A skeptical House Speaker John Boehner said, "President Obama boasts his deal includes `unprecedented verification.' He claims it's not built on trust. But the administration's briefings on these side deals have been totally insufficient - and it still isn't clear whether anyone at the White House has seen the final documents."

Said House Foreign Affairs Committee Chairman Ed Royce: "International inspections should be done by international inspectors. Period."

The newly disclosed side agreement, for an investigation of the Parchin nuclear site by the U.N.'s International Atomic Energy Agency, is linked to persistent allegations that Iran has worked on atomic weapons. That investigation is part of the overarching nuclear-limits deal.
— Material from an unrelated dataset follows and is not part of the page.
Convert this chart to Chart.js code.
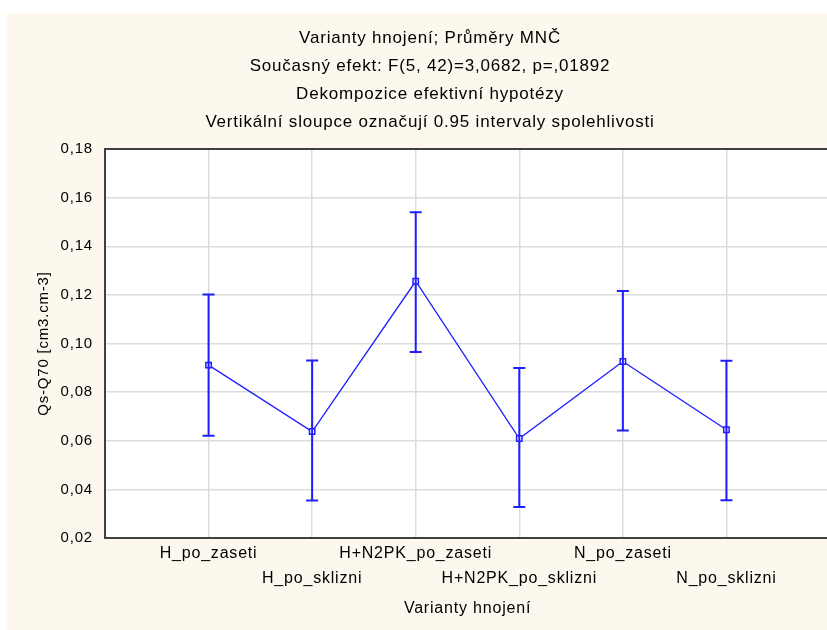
<!DOCTYPE html>
<html>
<head>
<meta charset="utf-8">
<script src="https://cdn.jsdelivr.net/npm/chart.js@4.4.1/dist/chart.umd.min.js"></script>
<style>
  html, body { margin: 0; padding: 0; background: #ffffff; }
  #wrap { position: relative; width: 827px; height: 630px; overflow: hidden; }
  #chart { position: absolute; left: 7px; top: 13px; background: #fdf8ee; }
</style>
</head>
<body>
<div id="wrap"><canvas id="chart" width="823" height="617"></canvas></div>
<script>
// ======= DATA =======
const categories = ["H_po_zaseti", "H_po_sklizni", "H+N2PK_po_zaseti", "H+N2PK_po_sklizni", "N_po_zaseti", "N_po_sklizni"];
const means = [0.0911, 0.0638, 0.1256, 0.0609, 0.0926, 0.0645];
const lower = [0.0621, 0.0354, 0.0965, 0.0328, 0.0642, 0.0355];
const upper = [0.1202, 0.0930, 0.1540, 0.0899, 0.1216, 0.0929];
const yTicks = [0.02, 0.04, 0.06, 0.08, 0.10, 0.12, 0.14, 0.16, 0.18];
const titleLines = [
  "Varianty hnojení; Průměry MNČ",
  "Současný efekt: F(5, 42)=3,0682, p=,01892",
  "Dekompozice efektivní hypotézy",
  "Vertikální sloupce označují 0.95 intervaly spolehlivosti"
];
const xTitle = "Varianty hnojení";
const yTitle = "Qs-Q70 [cm3.cm-3]";

const BLUE = "#1e1eff";
const FONT = "'Liberation Sans', Arial, sans-serif";
const SPACING = "0.8px";

// ======= PLUGINS =======
// the original font is spaced wider than Arial
const spacing = {
  id: "spacing",
  beforeInit(chart) { chart.ctx.letterSpacing = SPACING; },
  beforeLayout(chart) { chart.ctx.letterSpacing = SPACING; },
  beforeDraw(chart) { chart.ctx.letterSpacing = SPACING; }
};

const titles = {
  id: "titles",
  afterDraw(chart) {
    const ctx = chart.ctx;
    ctx.save();
    ctx.fillStyle = "#000";
    ctx.font = "17px " + FONT;
    ctx.textAlign = "center";
    ctx.textBaseline = "middle";
    titleLines.forEach((t, i) => ctx.fillText(t, 423, 25 + i * 28));
    ctx.restore();
  }
};

const errorBars = {
  id: "errorBars",
  afterDatasetsDraw(chart) {
    const ctx = chart.ctx;
    const xs = chart.scales.x, ys = chart.scales.y;
    ctx.save();
    ctx.strokeStyle = BLUE;
    ctx.lineWidth = 2;
    categories.forEach((c, i) => {
      const x = xs.getPixelForValue(i + 1);
      const y1 = ys.getPixelForValue(lower[i]);
      const y2 = ys.getPixelForValue(upper[i]);
      ctx.beginPath();
      ctx.moveTo(x, y1); ctx.lineTo(x, y2);
      ctx.moveTo(x - 6, y1); ctx.lineTo(x + 6, y1);
      ctx.moveTo(x - 6, y2); ctx.lineTo(x + 6, y2);
      ctx.stroke();
    });
    ctx.restore();
  }
};

const frame = {
  id: "frame",
  beforeDatasetsDraw(chart) {
    const a = chart.chartArea, ctx = chart.ctx;
    ctx.save();
    ctx.strokeStyle = "#404040";
    ctx.lineWidth = 2;
    ctx.strokeRect(a.left, a.top, a.right - a.left, a.bottom - a.top);
    ctx.restore();
  },
  beforeDraw(chart) {
    const a = chart.chartArea, ctx = chart.ctx;
    ctx.save();
    ctx.fillStyle = "#ffffff";
    ctx.fillRect(a.left, a.top, a.right - a.left, a.bottom - a.top);
    ctx.restore();
  }
};

// ======= CHART =======
const ctx = document.getElementById("chart");
new Chart(ctx, {
  type: "line",
  data: {
    datasets: [{
      data: means.map((m, i) => ({ x: i + 1, y: m })),
      borderColor: BLUE,
      borderWidth: 1.3,
      pointStyle: "rect",
      pointRadius: 3.8,
      pointBorderWidth: 1.5,
      pointBackgroundColor: "#ffffff",
      pointBorderColor: BLUE,
      tension: 0
    }]
  },
  options: {
    responsive: false,
    animation: false,
    layout: { autoPadding: false, padding: { top: 136, right: 0, left: 0, bottom: 0 } },
    plugins: { legend: { display: false }, tooltip: { enabled: false } },
    scales: {
      x: {
        type: "linear",
        min: 0,
        max: 7,
        afterFit(scale) {
          scale.height = 92;
          scale.paddingLeft = 0;
          scale.paddingRight = 0;
        },
        afterBuildTicks(scale) {
          scale.ticks = [0, 1, 2, 3, 4, 5, 6, 7].map(v => ({ value: v }));
        },
        grid: { color: "#dcdcdc", lineWidth: 1.5, drawTicks: false },
        border: { display: false },
        ticks: {
          padding: 3,
          color: "#000",
          font: { family: FONT, size: 16, lineHeight: 1.55 },
          maxRotation: 0,
          autoSkip: false,
          callback: (v) => {
            const c = categories[v - 1];
            if (!c) return "";
            return v % 2 === 1 ? [c] : ["", c];
          }
        },
        title: {
          display: true,
          text: xTitle,
          color: "#000",
          font: { family: FONT, size: 16 },
          padding: { top: 0, bottom: 12 }
        }
      },
      y: {
        min: 0.02,
        max: 0.18,
        afterFit(scale) { scale.width = 98; },
        afterBuildTicks(scale) {
          scale.ticks = yTicks.map(v => ({ value: v }));
        },
        grid: { color: "#dcdcdc", lineWidth: 1.5, drawTicks: false },
        border: { display: false },
        ticks: {
          padding: 12,
          color: "#000",
          font: { family: FONT, size: 15 },
          callback: (v) => v.toFixed(2).replace(".", ",")
        },
        title: {
          display: true,
          text: yTitle,
          color: "#000",
          font: { family: FONT, size: 15 },
          padding: { top: 28, bottom: 0 }
        }
      }
    }
  },
  plugins: [spacing, frame, errorBars, titles]
});
</script>
</body>
</html>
Evidence of the inspections concession is sure to increase pressure from U.S. congressional opponents before a Senate vote of disapproval on the overall agreement in early September. If the resolution passes and President Barack Obama vetoes it, opponents would need a two-thirds majority to override it. Even Senate Majority Leader Mitch McConnell, a Republican, has suggested opponents will likely lose a veto fight, though that was before Wednesday's disclosure.

John Cornyn of Texas, the second-ranking Republican senator, said, "Trusting Iran to inspect its own nuclear site and report to the U.N. in an open and transparent way is remarkably naive and incredibly reckless. This revelation only reinforces the deep-seated concerns the American people have about the agreement."

The Parchin agreement was worked out between the IAEA and Iran. The United States and the five other world powers were not party to it but were briefed by the IAEA and endorsed it as part of the larger package.

On Wednesday, White House National Security Council spokesman Ned Price said the Obama administration was "confident in the agency's technical plans for investigating the possible military dimensions of Iran's former program. ... The IAEA has separately developed the most robust inspection regime ever peacefully negotiated."

All IAEA member countries must give the agency some insight into their nuclear programs. Some are required to do no more than give a yearly accounting of the nuclear material they possess. But nations- like Iran - suspected of possible proliferation are under greater scrutiny that can include stringent inspections.

The agreement in question diverges from normal procedures by allowing Tehran to employ its own experts and equipment in the search for evidence of activities it has consistently denied - trying to develop nuclear weapons.

Olli Heinonen, who was in charge of the Iran probe as deputy IAEA director general from 2005 to 2010, said he could think of no similar concession with any other country.

The White House has repeatedly denied claims of a secret side deal favorable to Tehran. IAEA chief Yukiya Amano told Republican senators last week that he was obligated to keep the document confidential.